I would like to print the transcript ID and gene symbol from the headers of an rna fasta file to a text file. I would like to end up with a text file with the first column being a transcript ID and the second being the gene symbol.
An example of the header:
>NM_001001258.1 Sus scrofa ATPase H+/K+ transporting beta subunit (ATP4B)

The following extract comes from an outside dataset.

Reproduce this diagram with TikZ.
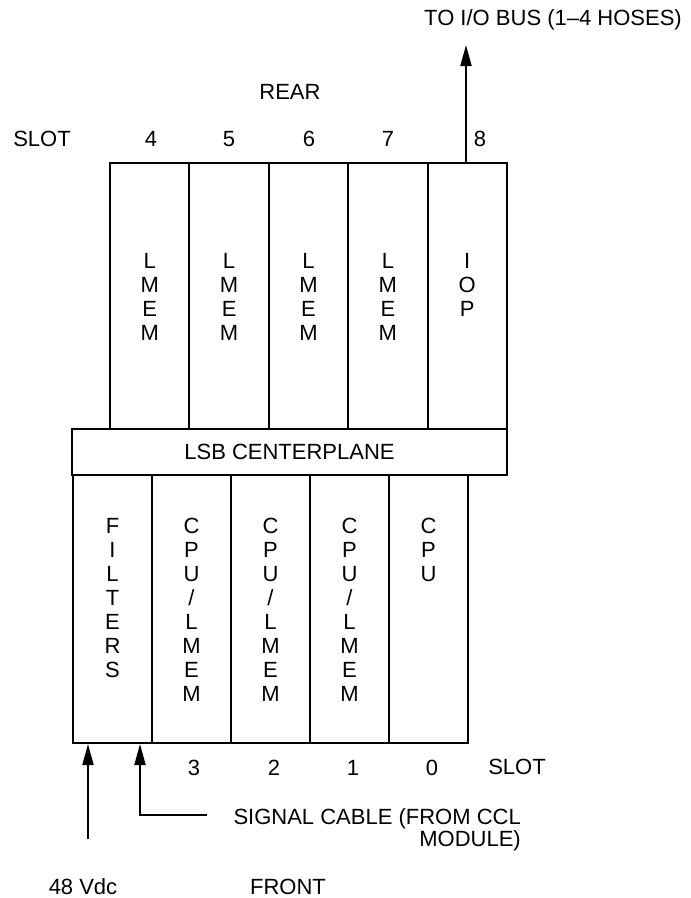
\documentclass[tikz,border=0pt]{standalone}
\usepackage{fontspec}
\setmainfont{Liberation Sans}
\usetikzlibrary{arrows.meta}
\begin{document}
\begin{tikzpicture}[x=1pt,y=-1pt,
  every node/.style={font=\fontsize{22}{24}\selectfont, inner sep=0pt},
  board/.style={draw, line width=2pt, minimum height=#1},
  vlabel/.style={align=center, anchor=north},
  lbl/.style={anchor=base},
  arr/.style={line width=2pt, -{Triangle[length=21pt,width=11pt]}}]
\useasboundingbox (0,0) rectangle (691,898);

% rear boards
\foreach \i/\x in {4/149.7,5/229.1,6/308.5,7/387.9,8/467.3}
  \node[board=266pt, minimum width=79.4pt] (r\i) at (\x,296) {};
% front boards
\foreach \i/\x in {f/112.5,3/191.5,2/270.5,1/349.5,0/428.5}
  \node[board=268pt, minimum width=79pt] (fr\i) at (\x,609) {};
% centerplane
\node[draw, line width=2pt, minimum width=435pt, minimum height=46pt, fill=white] (lsb) at (289.5,452) {LSB CENTERPLANE};

% board labels (rear)
\foreach \i in {4,5,6,7}
  \node[vlabel] (t\i) at (r\i.center |- 0,253) {L\\M\\E\\M};
\node[vlabel] (t8) at (r8.center |- 0,253) {I\\O\\P};
% board labels (front)
\node[vlabel] (tf) at (frf.center |- 0,518) {F\\I\\L\\T\\E\\R\\S};
\foreach \i in {3,2,1}
  \node[vlabel] (tc\i) at (fr\i.center |- 0,518) {C\\P\\U\\/\\L\\M\\E\\M};
\node[vlabel] (tc0) at (fr0.center |- 0,518) {C\\P\\U};

% top labels
\node[lbl] (iobus) at (553,25) {TO I/O BUS (1--4 HOSES)};
\node[lbl] (rear) at (290,99) {REAR};
\node[lbl] (slottop) at (42,146.5) {SLOT};
\node[lbl] (n4) at (151,146.5) {4};
\node[lbl] (n5) at (229,146.5) {5};
\node[lbl] (n6) at (309,146.5) {6};
\node[lbl] (n7) at (388,146.5) {7};
\node[lbl] (n8) at (480,146.5) {8};

% bottom labels
\node[lbl] (n3) at (194,775) {3};
\node[lbl] (n2) at (274,775) {2};
\node[lbl] (n1) at (353,775) {1};
\node[lbl] (n0) at (432,775) {0};
\node[lbl] (slotbot) at (517,774) {SLOT};
\node[align=right, anchor=north east, font=\fontsize{22}{21.7}\selectfont] (sigtxt) at (521,808.5) {SIGNAL CABLE (FROM CCL\\MODULE)};
\node[lbl] (vdc) at (83,894) {48 Vdc};
\node[lbl] (front) at (288,894) {FRONT};

% arrows
\coordinate (iotip) at (466,45);
\draw[arr] (r8.north -| iotip) -- (iotip);
\coordinate (vdcend) at (88,839);
\draw[arr] (vdcend) -- (vdcend |- frf.south);
\coordinate (sigend) at (207,815);
\coordinate (sigbend) at (140,815);
\draw[arr] (sigend) -- (sigbend) -- (sigbend |- frf.south);
\end{tikzpicture}
\end{document}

>XM_001924668.4 PREDICTED: Sus scrofa XK related 9 (XKR9), transcript variant X1, mRNA
I have been able to print the transcript ID to a text file:
grep "^>" GCF_000003025.6_Sscrofa11.1_rna.fna | tr -d '>' | awk '{print $1}' > test.txt
I have also been able to print the gene symbol to a text file:
grep "^>" GCF_000003025.6_Sscrofa11.1_rna.fna | awk -F'[()]' '{print $2}' > test.txt
I just was wondering if anybody could help me with combining this into one step to get a single file. I know I could just combine files, but I want to be sure that the IDs are coming from the same lines.
Using sed
:
sed -rn '/^>/ s/^>([^ ]+).*\(([^)]+).*/\1 \2/gp'
XM_001924668.4 XKR9
NM_001001258.1 ATP4B
Here, First /^>/
is to tell sed to only perform action on the matched line. Later captured the two strings of interest and referred them using \1
and \2
, called back referencing